Por poner solo algunos ejemplos que permitan explicarme, el pensamiento uniforme, empaquetado y por dosis, lo suministran, siempre que pueden, todos aquellos que, entre otras medidas igualadores, intentan imponer un lenguaje inclusivo, defienden a ultranza el «femiprogresismo«, o se empapan de un animalismo «buenista«.

En el caso del «lenguaje inclusivo«, los aniquiladores de la personalidad parten del sofisma de que el género de las palabras sigue el mismo patrón que el género de las personas. De tal suerte que cuando se dice de una palabra que pertenece al género masculino es porque reúne los atributos del varón, mientras que si el vocablo en cuestión pertenece al género femenino es porque tiene «alma» de mujer. Nada más lejos de la realidad. La palabra «orquesta«, por ejemplo, tiene genero gramatical femenino, pero no veo en qué puede asimilarse una orquesta a la mujer. Y lo mismo cabría decir de un «piano» que tiene género gramatical masculino y no se descubre indicio alguno de su relación con el varón.

Si del «lenguaje inclusivo» pasamos al «femiprogresismo«, esto es, el feminismo radical solo a favor de las mujeres progresistas, seguimos inmersos en el mundo del disparate. Porque una cosa es estar absolutamente en contra de la violencia machista -y por qué no, también de toda la violencia, porque queda espacio en el alma para repudiar dicha conducta- y otra, muy diferente, convertir a todo varón por el solo hecho de serlo en sospechoso, aun sin pruebas, de ser un abusador en potencia del género femenino.

Y lo del animalismo «buenista» es que no tiene ni un pase. Porque, además de disparates pintorescos como el de afirmar que los gallos violan a las gallinas o que las vacas son violadas en el matadero, una cosa es que existan actividades humanas que impliquen la muerte y el sufrimiento de animales y otra muy diferente que el hombre sea cruel con ellos.

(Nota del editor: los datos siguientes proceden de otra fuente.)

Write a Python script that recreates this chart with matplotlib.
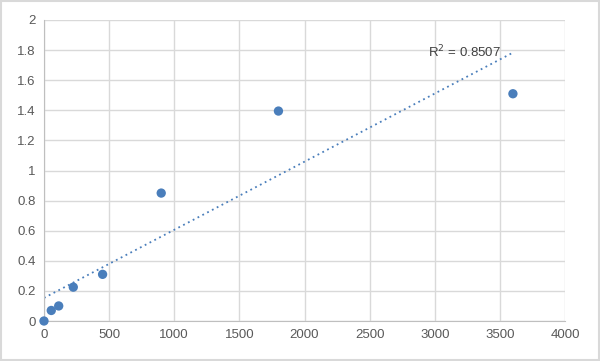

El torero o el cazador, por poner los ejemplos emblemáticos contra los que se manifiestan los animalistas, no matan deleitándose con sus padecimientos al toro o a las piezas cinegéticas. La muerte del animal es el acto final de dos actividades del ser humano, arraigadas desde siglos, van precedidas, en el primer caso, de una especie ritual a modo de danza artística entre el torero y el toro; y, en el segundo, de unos lances que requieren la puesta en juego de todos los sentidos y ciertas habilidades del cazador. En prueba de lo que afirmo, reto a cualquiera a que intente que un torero mate fuera de la corrida a un toro por el simple placer de darle muerte o a un cazador que lo haga con una pieza fuera de la caza.

Hace tiempo que soy consciente de que me debo a mí mismo, lo cual implica sentirme en la obligación de no engañarme, ni hacerlo con lo demás. Por eso, lanzo desde aquí un grito desesperado a favor de la libertad, a favor del libre desarrollo de la personalidad y de rechazo y repulsa contra todos esos guardianes del totalitarismo que llevan tiempo afanándose en aniquilar lo que nos hace diferentes.